Em 1822, aos 18 anos, José Joaquim de Souza Breves estava na comitiva do príncipe Pedro às margens do Ipiranga, fez fortuna e foi o Rei do Café. Teve 90 propriedades, frota negreira e 6.000 negros escravizados. Morreu em 1889, um ano depois da abolição e 46 dias antes da proclamação da República.

Do outro lado do Atlântico, Laurentino mostrou Francisco Félix de Souza, o baiano Chachá, que no Daomé se tornou o maior traficante de escravos da época.

Ou ainda Ana Joaquina dos Santos Silva, a Rainha do Tráfico de Angola, com seu palacete de 22 janelas em Luanda. Numa visita ao Rio ela gastou o equivalente a 40 quilos de ouro. Em 11 anos, a frota negreira de Joaquim Pereira Marinho, que tem estátua em Salvador, transportou 11 mil negros.

Esse volume da trilogia de Laurentino pode ser lido por quem não passou pelos dois outros. Nele está a vida do Brasil do século 19, com seus barões e senzalas. Entre a independência e 1850, quando a frota inglesa impôs ao Império o fim do tráfico, o país atolou.

A lei diz que os negros chegados ao Brasil depois de 1831 eram livres. Os que foram resgatados viram-se privatizados por meio de um sistema de concessões.

A neta de José Bonifácio de Andrada, o Patriarca da Independência, ganhou 13 negros. O Barão de Mauá, patrono da indústria nacional, levou os seus.
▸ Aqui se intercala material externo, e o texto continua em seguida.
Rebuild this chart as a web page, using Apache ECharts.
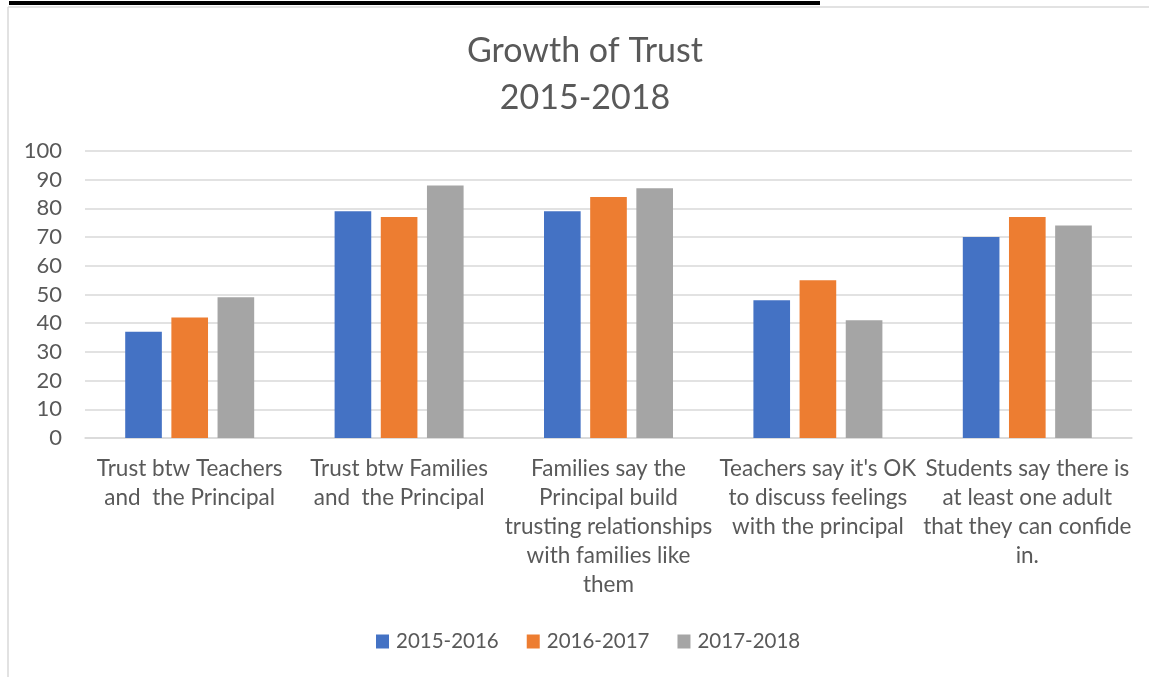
<!DOCTYPE html>
<html>
<head>
<meta charset="utf-8">
<script src="https://cdn.jsdelivr.net/npm/echarts@6/dist/echarts.min.js"></script>
<style>
html,body{margin:0;padding:0;background:#fff;}
#main{width:1149px;height:677px;}
</style>
</head>
<body>
<div id="main"></div>
<script>
var categories = [
  "Trust btw Teachers\nand  the Principal",
  "Trust btw Families\nand  the Principal",
  "Families say the\nPrincipal build\ntrusting relationships\nwith families like\nthem",
  "Teachers say it's OK\nto discuss feelings\nwith the principal",
  "Students say there is\nat least one adult\nthat they can confide\nin."
];
var seriesNames = ["2015-2016", "2016-2017", "2017-2018"];
var values2015 = [37, 79, 79, 48, 70];
var values2016 = [42, 77, 84, 55, 77];
var values2017 = [49, 88, 87, 41, 74];
var colors = ["#4472C4", "#ED7D31", "#A5A5A5"];
var FONT = "Lato";

var chart = echarts.init(document.getElementById('main'));
var data = [values2015, values2016, values2017];
chart.setOption({
  animation: false,
  backgroundColor: '#fff',
  title: {
    text: "Growth of Trust\n2015-2018",
    left: 585,
    top: 28,
    padding: 0,
    textAlign: 'center',
    textStyle: {fontFamily: FONT, fontSize: 34, fontWeight: 'normal', color: '#595959', lineHeight: 47}
  },
  legend: {
    data: seriesNames,
    left: 376,
    top: 631,
    padding: 0,
    icon: 'rect',
    itemWidth: 13,
    itemHeight: 14,
    itemGap: 28,
    textStyle: {fontFamily: FONT, fontSize: 20.5, color: '#595959', padding: [0, 0, 0, 2]}
  },
  grid: {left: 85, right: 17, top: 151, bottom: 239, containLabel: false},
  xAxis: {
    type: 'category',
    data: categories,
    axisLine: {lineStyle: {color: '#D9D9D9', width: 1.5}},
    axisTick: {show: false},
    axisLabel: {fontFamily: FONT, fontSize: 22.5, color: '#595959', lineHeight: 29, margin: 16, interval: 0}
  },
  yAxis: {
    type: 'value',
    min: 0, max: 100, interval: 10,
    axisLine: {show: false},
    axisTick: {show: false},
    splitLine: {lineStyle: {color: '#D9D9D9', width: 1.5}},
    axisLabel: {fontFamily: FONT, fontSize: 22, color: '#595959', margin: 23}
  },
  series: seriesNames.map(function (n, i) {
    return {
      name: n, type: 'bar', data: data[i],
      barWidth: '17.5%', barGap: '26%',
      itemStyle: {color: colors[i]}
    };
  }),
  graphic: [
    {type: 'rect', shape: {x: 9, y: 1, width: 811, height: 4}, style: {fill: '#000'}, z: 10},
    {type: 'line', shape: {x1: 8, y1: 7, x2: 1149, y2: 7}, style: {stroke: '#D9D9D9', lineWidth: 1.5}},
    {type: 'line', shape: {x1: 8, y1: 7, x2: 8, y2: 677}, style: {stroke: '#D9D9D9', lineWidth: 1.5}}
  ]
});
</script>
</body>
</html>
Os dois maiores políticos do Império, o Marquês de Paraná e o Duque de Caxias, contrataram, cada um, duas dezenas. (Os dois jornalistas mais conhecidos também ganharam negros.)

Para se livrar da escravidão, os Estados Unidos tiveram uma guerra civil que subjugou o Sul escravocrata. Darcy Ribeiro dizia que, em Pindorama, o Sul ganhou. Fica a dúvida, pois no Brasil não existia um Norte industrializando-se.
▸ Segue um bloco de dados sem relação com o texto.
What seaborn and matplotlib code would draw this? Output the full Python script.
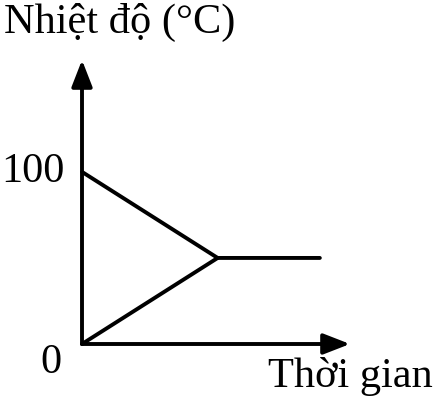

Laurentino começa seu livro mostrando as festas da Abolição e termina-o citando trechos de uma carta de João Francisco de Paula Souza, cafeicultor paulista, em março de 1888:

"Não hesitem, libertem em massa e contratem. (...) Trabalhadores não faltam. Temos os próprios escravos, que não derretem nem desaparecem [com a Abolição], e que precisam de viver e de se alimentar, e, portanto, de trabalhar, coisa que eles compreendem em breve prazo.

(...)

Desde primeiro de janeiro não possuo um só escravo! Libertei todos, e liguei-os à casa por um contrato social igual ao que tinha com os colonos estrangeiros (...). Bem vês que o meu escravismo é tolerante e suportável."